## Problem statement
Copy each line that holds "this".

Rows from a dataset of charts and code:
----
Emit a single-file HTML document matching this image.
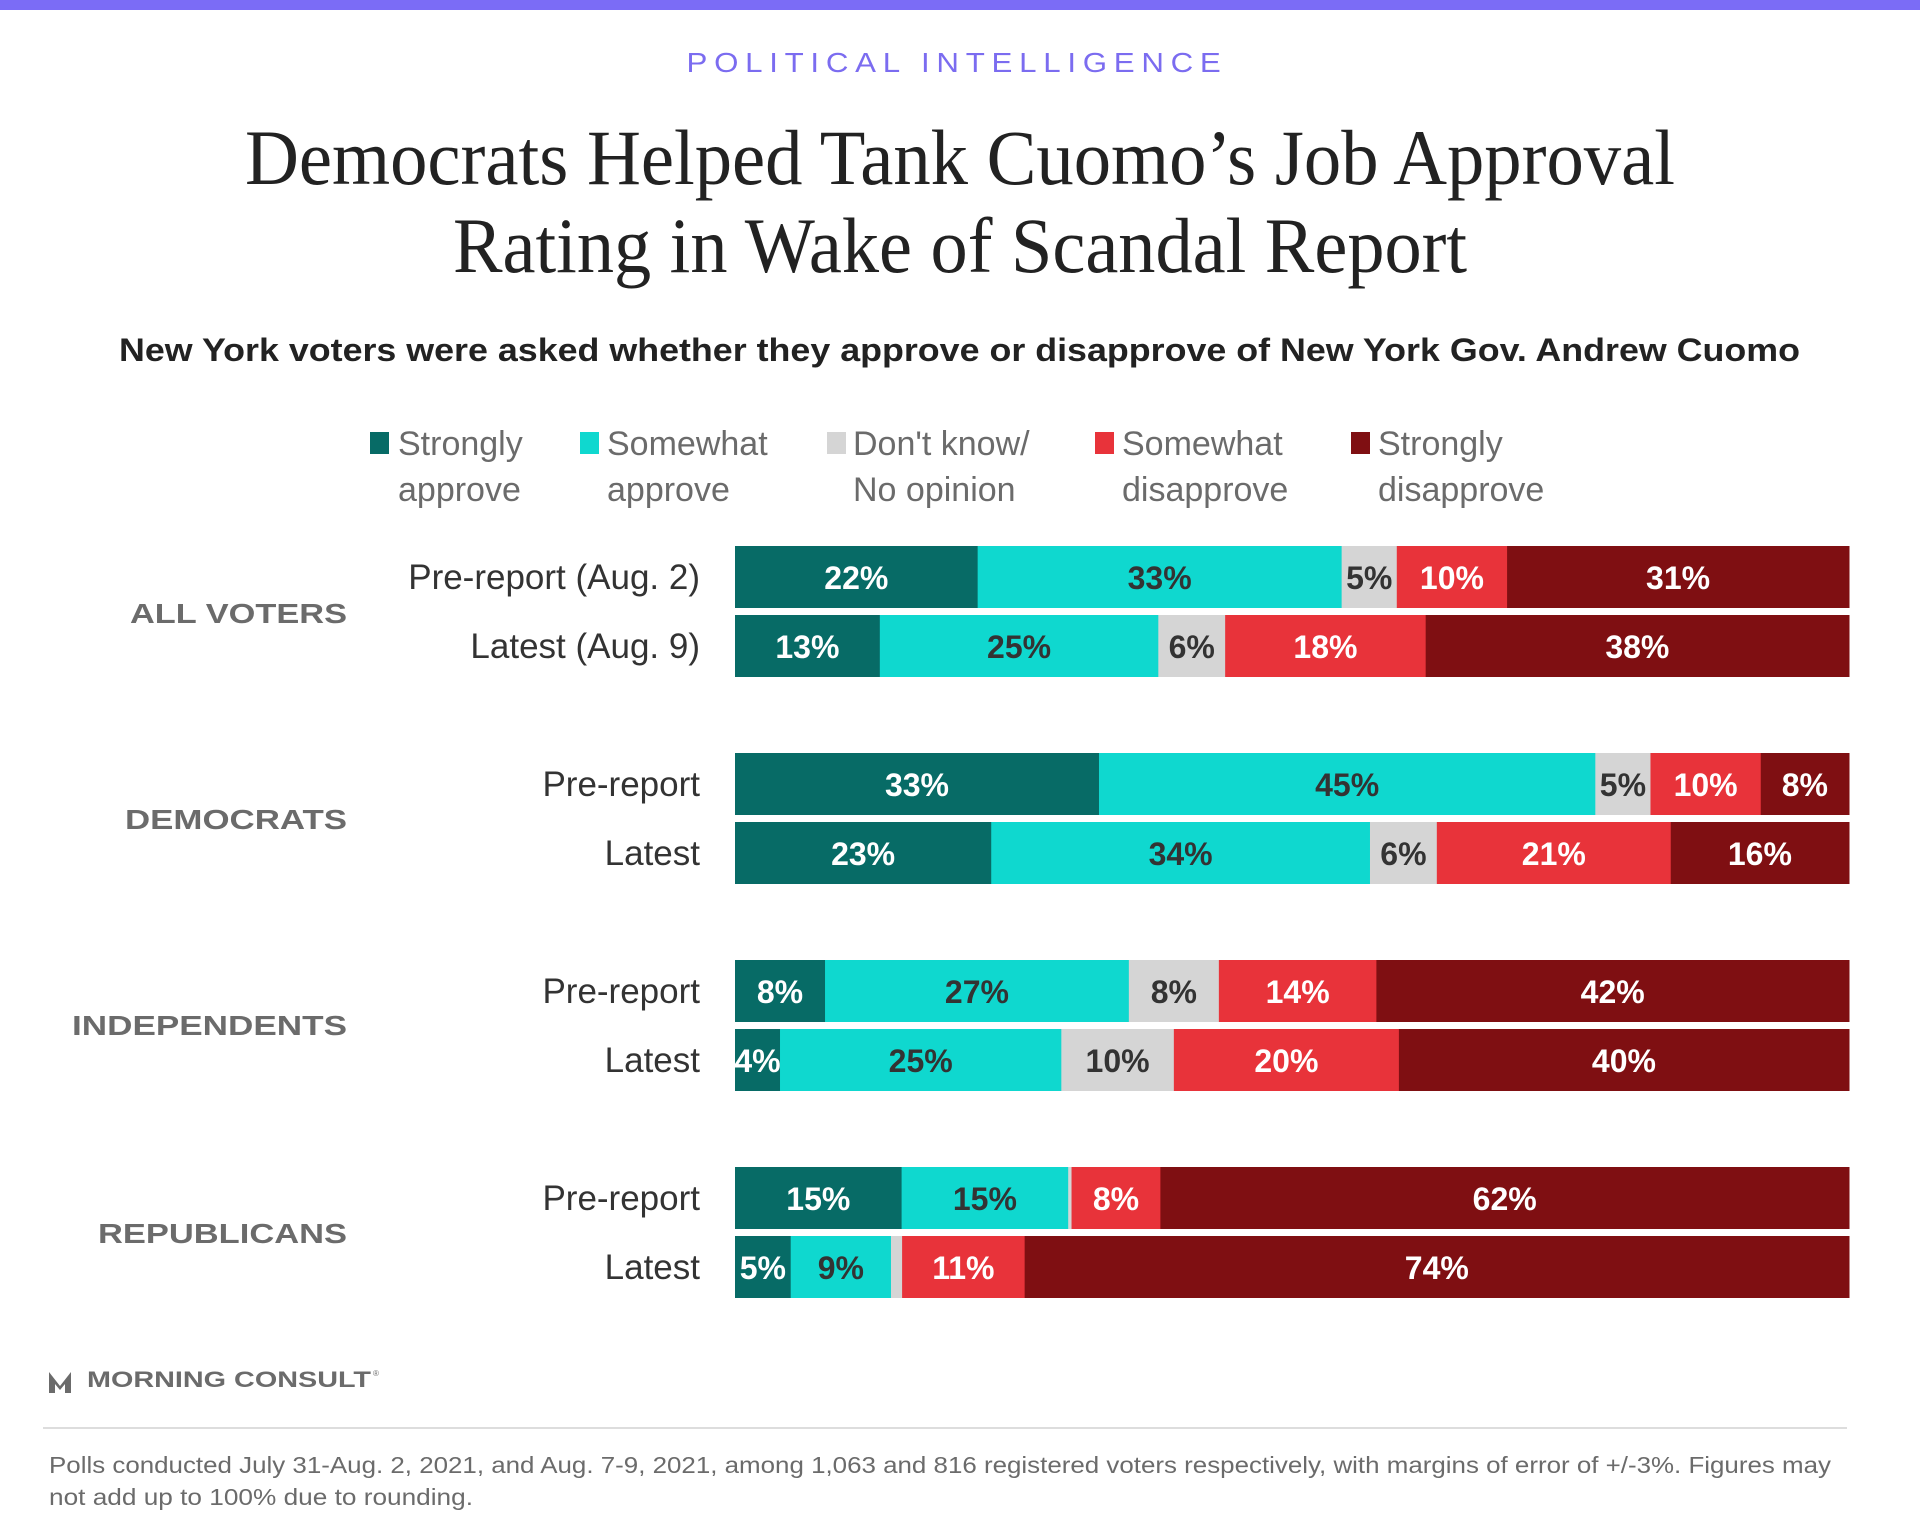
<!DOCTYPE html>
<html><head><meta charset="utf-8"><style>
html,body{margin:0;padding:0;background:#fff;}
svg{display:block;}
</style></head><body>
<svg id="s" width="1920" height="1536" viewBox="0 0 1920 1536" xmlns="http://www.w3.org/2000/svg" font-family="Liberation Sans, sans-serif">
<rect x="0" y="0" width="1920" height="10" fill="#7b6cf6"/>
<text x="957" y="72" text-anchor="middle" font-size="28" fill="#7b6cf0" letter-spacing="6" textLength="541" lengthAdjust="spacingAndGlyphs">POLITICAL INTELLIGENCE</text>
<text x="245" y="184" font-family="Liberation Serif, serif" font-size="78" fill="#222" textLength="1430" lengthAdjust="spacingAndGlyphs">Democrats Helped Tank Cuomo’s Job Approval</text>
<text x="453" y="272" font-family="Liberation Serif, serif" font-size="78" fill="#222" textLength="1014" lengthAdjust="spacingAndGlyphs">Rating in Wake of Scandal Report</text>
<text x="119" y="361" font-size="32" font-weight="bold" fill="#222" textLength="1681" lengthAdjust="spacingAndGlyphs">New York voters were asked whether they approve or disapprove of New York Gov. Andrew Cuomo</text>
<g id="legend" font-size="34" fill="#6b6b6b"></g>
<g id="bars"></g>
<g font-size="28" font-weight="bold" fill="#6b6b6b" lengthAdjust="spacingAndGlyphs">
<text x="130" y="623" textLength="217" lengthAdjust="spacingAndGlyphs">ALL VOTERS</text>
<text x="125" y="829" textLength="222" lengthAdjust="spacingAndGlyphs">DEMOCRATS</text>
<text x="72" y="1035" textLength="275" lengthAdjust="spacingAndGlyphs">INDEPENDENTS</text>
<text x="98" y="1243" textLength="249" lengthAdjust="spacingAndGlyphs">REPUBLICANS</text>
</g>
<path d="M49 1372 L49 1393 L55 1393 L55 1384 L60 1390 L65 1384 L65 1393 L71 1393 L71 1372 L60 1386 Z" fill="#6b6b6b"/>
<text x="87" y="1387" font-size="22" font-weight="bold" fill="#6b6b6b" textLength="284" lengthAdjust="spacingAndGlyphs">MORNING CONSULT</text>
<text x="373" y="1376" font-size="8" fill="#6b6b6b">®</text>
<rect x="43" y="1427" width="1804" height="2" fill="#dddddd"/>
<text x="49" y="1473" font-size="23" fill="#6b6b6b" textLength="1782" lengthAdjust="spacingAndGlyphs">Polls conducted July 31-Aug. 2, 2021, and Aug. 7-9, 2021, among 1,063 and 816 registered voters respectively, with margins of error of +/-3%. Figures may</text>
<text x="49" y="1505" font-size="23" fill="#6b6b6b" textLength="424" lengthAdjust="spacingAndGlyphs">not add up to 100% due to rounding.</text>
</svg>
<script>
var NS="http://www.w3.org/2000/svg";
function el(p,t,a,txt){var e=document.createElementNS(NS,t);for(var k in a)e.setAttribute(k,a[k]);if(txt!=null)e.textContent=txt;p.appendChild(e);return e;}
var cols=["#076b66","#0fd8cf","#d5d5d5","#e8333a","#7f0f12"];
var tcol=["#fff","#333","#333","#fff","#fff"];
var lg=document.getElementById("legend");
var L=[[370,398,"Strongly","approve"],[580,607,"Somewhat","approve"],[827,853,"Don't know/","No opinion"],[1095,1122,"Somewhat","disapprove"],[1351,1378,"Strongly","disapprove"]];
L.forEach(function(l,i){el(lg,"rect",{x:l[0],y:432,width:19,height:22,fill:cols[i]});el(lg,"text",{x:l[1],y:455},l[2]);el(lg,"text",{x:l[1],y:501},l[3]);});
var rows=[
[546,"Pre-report (Aug. 2)",[22,33,5,10,31]],
[615,"Latest (Aug. 9)",[13,25,6,18,38]],
[753,"Pre-report",[33,45,5,10,8]],
[822,"Latest",[23,34,6,21,16]],
[960,"Pre-report",[8,27,8,14,42]],
[1029,"Latest",[4,25,10,20,40]],
[1167,"Pre-report",[15,15,0.3,8,62]],
[1236,"Latest",[5,9,1,11,74]]];
var g=document.getElementById("bars");
var X0=735,W=1114,H=62;
rows.forEach(function(r){
 var y=r[0],v=r[2],s=v.reduce(function(a,b){return a+b;},0),x=X0;
 el(g,"text",{x:700,y:y+H/2+12,"font-size":35,fill:"#333","text-anchor":"end"},r[1]);
 v.forEach(function(p,i){var w=p/s*W;el(g,"rect",{x:x,y:y,width:w+0.5,height:H,fill:cols[i]});
  if(p>=2){el(g,"text",{x:x+w/2,y:y+H/2+12,"font-size":32,"font-weight":"bold",fill:tcol[i],"text-anchor":"middle"},Math.round(p)+"%");}
  x+=w;});
});
</script>
</body></html>
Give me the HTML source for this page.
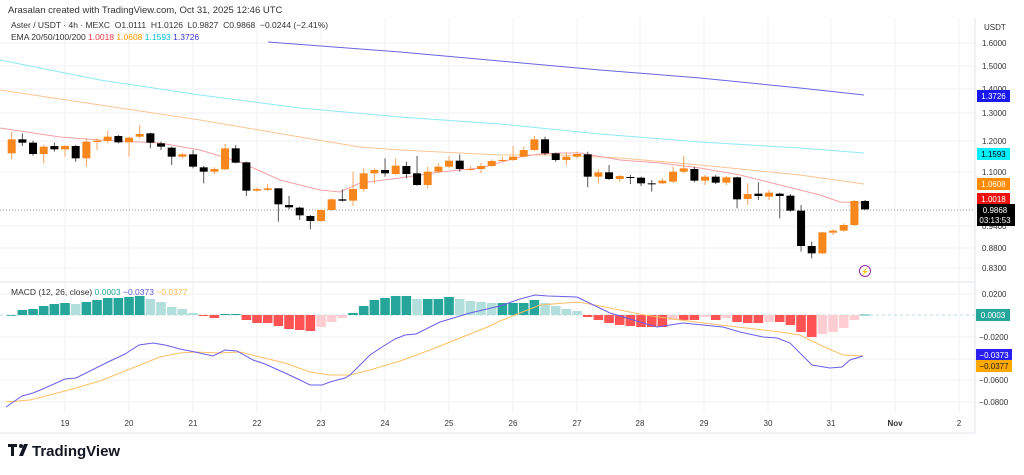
<!DOCTYPE html>
<html><head><meta charset="utf-8"><style>
body{margin:0;background:#fff;width:1024px;height:470px;overflow:hidden;font-family:"Liberation Sans",sans-serif}
svg text{font-family:"Liberation Sans",sans-serif}
</style></head><body>
<svg id="s" width="1024" height="470" xmlns="http://www.w3.org/2000/svg">
<rect width="1024" height="470" fill="#fff"/>
<g id="grid"></g>
<text x="8" y="13" font-size="9.5" fill="#333">Arasalan created with TradingView.com, Oct 31, 2025 12:46 UTC</text>
<text x="11" y="28" font-size="8.5" fill="#333">Aster / USDT · 4h · MEXC&#160; O1.0111&#160; H1.0126&#160; L0.9827&#160; C0.9868&#160; −0.0244 (−2.41%)</text>
<text x="11" y="40" font-size="8.5" fill="#333">EMA 20/50/100/200 <tspan fill="#f23645">1.0018</tspan> <tspan fill="#ff9800">1.0608</tspan> <tspan fill="#00bcd4">1.1593</tspan> <tspan fill="#3a34c8">1.3726</tspan></text>
<text x="11" y="295" font-size="8.5" fill="#333">MACD (12, 26, close) <tspan fill="#26a69a">0.0003</tspan> <tspan fill="#5b5bd6">−0.0373</tspan> <tspan fill="#ffb74d">−0.0377</tspan></text>
<g id="ema"></g>
<line x1="0" y1="210" x2="975" y2="210" stroke="#999" stroke-dasharray="1,2" stroke-width="1"/>
<g id="c"></g>
<g id="m"></g>
<circle cx="865" cy="271" r="5.5" fill="none" stroke="#9c27b0" stroke-width="1"/>
<text x="865" y="274" font-size="7" fill="#9c27b0" text-anchor="middle">⚡</text>
<g id="ax" font-size="8" fill="#333"></g>
<g font-size="8" font-family="Liberation Sans">
<rect x="977" y="90" width="33" height="12" fill="#1a1af0"/><text x="993.5" y="99" fill="#fff" text-anchor="middle">1.3726</text>
<rect x="977" y="148" width="33" height="12" fill="#00f0ff"/><text x="993.5" y="157" fill="#000" text-anchor="middle">1.1593</text>
<rect x="977" y="178" width="33" height="12" fill="#ff8c00"/><text x="993.5" y="187" fill="#fff" text-anchor="middle">1.0608</text>
<rect x="977" y="193" width="33" height="12" fill="#f01010"/><text x="993.5" y="202" fill="#fff" text-anchor="middle">1.0018</text>
<rect x="977" y="204" width="38" height="22" fill="#000"/><text x="995" y="213" fill="#fff" text-anchor="middle">0.9868</text><text x="995" y="223" fill="#fff" text-anchor="middle">03:13:53</text>
<rect x="976" y="309" width="34" height="12" fill="#26a69a"/><text x="993" y="318" fill="#fff" text-anchor="middle">0.0003</text>
<rect x="976" y="349" width="36" height="12" fill="#2a1ff0"/><text x="994" y="358" fill="#fff" text-anchor="middle">−0.0373</text>
<rect x="976" y="360" width="36" height="12" fill="#ffa800"/><text x="994" y="369" fill="#222" text-anchor="middle">−0.0377</text>
</g>
<g transform="translate(8,444)"><rect x="0" y="0" width="9" height="3" fill="#131722"/><rect x="3" y="0" width="3" height="12" fill="#131722"/><circle cx="13" cy="2" r="2" fill="#131722"/><polygon points="16,0 20,0 15,12 11,12" fill="#131722"/></g>
<text x="32" y="456" font-size="15" font-weight="bold" fill="#131722">TradingView</text>
</svg>
<script>
const NS="http://www.w3.org/2000/svg";
function el(p,t,a){const e=document.createElementNS(NS,t);for(const k in a)e.setAttribute(k,a[k]);document.getElementById(p).appendChild(e);return e;}
// grid
const days=[[65,"19"],[129,"20"],[193,"21"],[257,"22"],[321,"23"],[385,"24"],[449,"25"],[513,"26"],[577,"27"],[640,"28"],[704,"29"],[768,"30"],[831,"31"],[895,"Nov"],[959,"2"]];
days.forEach(d=>{el("grid","line",{x1:d[0],y1:18,x2:d[0],y2:412,stroke:"#f2f2f4"});const t=el("ax","text",{x:d[0],y:426,"text-anchor":"middle","font-weight":d[1]=="Nov"?"bold":"normal"});t.textContent=d[1];});
const py=[[1.6,43],[1.5,66],[1.4,89],[1.3,113],[1.2,141],[1.1,172],[0.94,226],[0.88,248],[0.83,268]];
py.forEach(p=>{el("grid","line",{x1:0,y1:p[1],x2:975,y2:p[1],stroke:"#f2f2f4"});const t=el("ax","text",{x:982,y:p[1]+3});t.textContent=p[0].toFixed(4);});
const my=[[0.02,294],[-0.02,337],[-0.06,380],[-0.08,402]];
[294,337,359,380,402].forEach(y=>el("grid","line",{x1:0,y1:y,x2:975,y2:y,stroke:"#f2f2f4"}));
my.forEach(p=>{const t=el("ax","text",{x:p[0]<0?979:982,y:p[1]+3});t.textContent=(p[0]<0?"−":"")+Math.abs(p[0]).toFixed(4);});
{const t=el("ax","text",{x:984,y:30});t.textContent="USDT";}
el("grid","line",{x1:0,y1:282,x2:975,y2:282,stroke:"#e0e3eb"});
el("grid","line",{x1:0,y1:433,x2:975,y2:433,stroke:"#e0e3eb"});
el("grid","line",{x1:975,y1:18,x2:975,y2:433,stroke:"#e0e3eb"});
el("grid","line",{x1:0,y1:315,x2:975,y2:315,stroke:"#b2dfdb","stroke-dasharray":"3,3"});
function pl(pts,c,w){el("ema","polyline",{points:pts.map(p=>p.join(",")).join(" "),fill:"none",stroke:c,"stroke-width":w||1});}
pl([[268,42],[400,52],[500,61],[600,70],[700,78],[800,88],[864,95]],"#6c63e0");
pl([[0,60],[100,80],[200,95],[300,108],[400,117],[500,124],[600,134],[700,142],[800,148],[864,153]],"#8eeaf5");
pl([[0,90],[100,105],[200,120],[300,137],[360,147],[400,150],[500,155],[560,155],[620,158],[700,165],[800,175],[864,184]],"#fbc594");
pl([[0,128],[60,137],[100,140],[160,143],[200,150],[240,162],[280,180],[320,190],[340,192],[360,183],[400,178],[440,172],[480,168],[520,157],[540,154],[560,153],[580,153],[620,160],[660,163],[700,168],[740,175],[780,185],[820,195],[840,202],[864,203]],"#f4a0a6");
// candles: [up?, top, bottom, whiskTop, whiskBot] zoom coords
const A=[[1,88,130,65,148],[0,88,98,70,108],[0,98,132,92,137],[1,110,132,105,160],[0,108,118,98,125],[1,108,118,105,140],[0,108,145,105,155],[1,95,145,85,170],[1,92,96,85,120],[1,80,93,62,100],[0,78,97,75,100],[1,83,97,80,140],[1,72,80,45,85],[0,70,98,68,115],[0,100,110,95,120],[0,113,140,110,165],[1,133,140,128,145],[0,133,170,120,175],[0,172,185,168,220],[1,177,185,172,192],[1,115,178,102,180],[0,115,158,105,160],[0,157,242,155,258],[1,237,242,232,245],[1,235,240,222,243],[0,235,283,235,335],[0,285,292,258,298],[0,293,316,290,330],[0,318,333,315,358],[1,300,333,298,336],[1,268,300,265,302],[0,268,272,238,275],[1,237,272,185,288]];
const B=[[1,160,207,145,215],[1,150,160,145,190],[0,150,160,115,170],[1,137,162,115,165],[0,138,162,125,175],[0,160,195,108,197],[1,155,195,140,205],[1,140,155,130,160],[1,122,140,108,145],[0,122,147,103,155],[1,147,149,138,152],[1,138,147,128,160],[1,123,138,118,140],[1,120,122,110,125],[1,110,120,78,123],[1,90,110,80,112],[1,58,90,48,92],[0,58,100,50,105],[0,100,120,98,125],[1,110,120,100,135],[1,102,110,95,115],[0,103,170,95,202],[1,157,170,148,190],[0,157,177,135,180],[1,168,177,165,185],[0,171,174,165,192],[0,173,190,170,198],[0,190,193,180,215],[1,182,190,175,192],[1,155,185,140,188],[1,145,155,108,160],[0,147,182,140,187],[1,170,182,165,195],[0,170,188,165,192],[1,172,188,168,195],[0,172,238,170,265],[1,222,237,190,255],[0,221,228,187,240],[1,218,230,210,240],[0,221,228,218,295],[0,227,272,222,275],[0,272,378,255,395],[0,378,400,365,415],[1,337,400,335,403],[1,332,338,328,345],[1,315,332,310,335],[1,243,315,240,318],[0,243,268,240,270]];
const C=A.map(a=>[a[0],...a.slice(1).map(v=>110+v/3)]).concat(B.map(a=>[a[0],...a.slice(1).map(v=>120+v/3)]));
C.forEach((c,i)=>{const x=11.7+10.667*i;const col=c[0]?"#f7861c":"#000";
el("c","line",{x1:x,y1:c[3],x2:x,y2:c[4],stroke:c[0]?"#f7a35c":"#555","stroke-width":1});
el("c","rect",{x:x-4,y:c[1],width:8,height:Math.max(1,c[2]-c[1]),fill:col});});
// histogram
const H=[0,5,6,9,11,12,11,13,15,17,17,18,19,16,13,8,6,2,-1,-3,1,1,-5,-8,-8,-11,-14,-15,-16,-12,-7,-3,2,9,15,17,19,19,16,16,16,18,16,14,13,12,12,12,12,15,12,9,6,4,-2,-5,-8,-10,-11,-12,-12,-12,-5,-5,-5,-2,-5,-3,-7,-8,-8,-7,-7,-10,-17,-22,-19,-17,-13,-5,0.4];
H.forEach((h,i)=>{const x=11.7+10.667*i;const p=i?H[i-1]:0;let col;
if(h>=0)col=h>=p?"#26a69a":"#b2dfdb";else col=h<=p?"#ff5252":"#ffcdd2";
el("m","rect",{x:x-4.8,y:h>=0?315-h:315,width:9.6,height:Math.max(0.8,Math.abs(h)),fill:col});});
function ml(pts,c){el("m","polyline",{points:pts.map(p=>p.join(",")).join(" "),fill:"none",stroke:c,"stroke-width":1});}
ml([[6,402],[30,400],[65,391],[100,381],[130,369],[160,357],[180,353],[195,352],[220,353],[240,352],[260,357],[285,363],[310,372],[330,375],[350,375],[370,370],[400,361],[430,350],[460,338],[490,326],[500,321],[540,305],[578,302],[600,306],[645,315],[680,320],[720,325],[780,332],[800,335],[820,345],[843,355],[863,356]],"#ffc066");
ml([[6,407],[22,396],[33,393],[45,388],[65,379],[76,378],[100,366],[108,362],[125,354],[139,345],[153,343],[165,345],[180,349],[195,352],[213,356],[225,350],[237,351],[253,360],[265,364],[285,373],[300,380],[310,385],[322,385],[330,382],[345,378],[350,375],[370,355],[382,347],[395,339],[405,335],[416,334],[440,322],[450,319],[470,313],[500,306],[520,299],[535,295],[548,296],[577,297],[610,313],[640,322],[657,327],[683,323],[723,327],[740,332],[763,337],[777,338],[790,343],[812,365],[830,368],[842,367],[850,360],[863,356]],"#6a5ee8");
</script>
</body></html>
----
## Response
Emit a single-file HTML document matching this image.
Give me the HTML source for this page.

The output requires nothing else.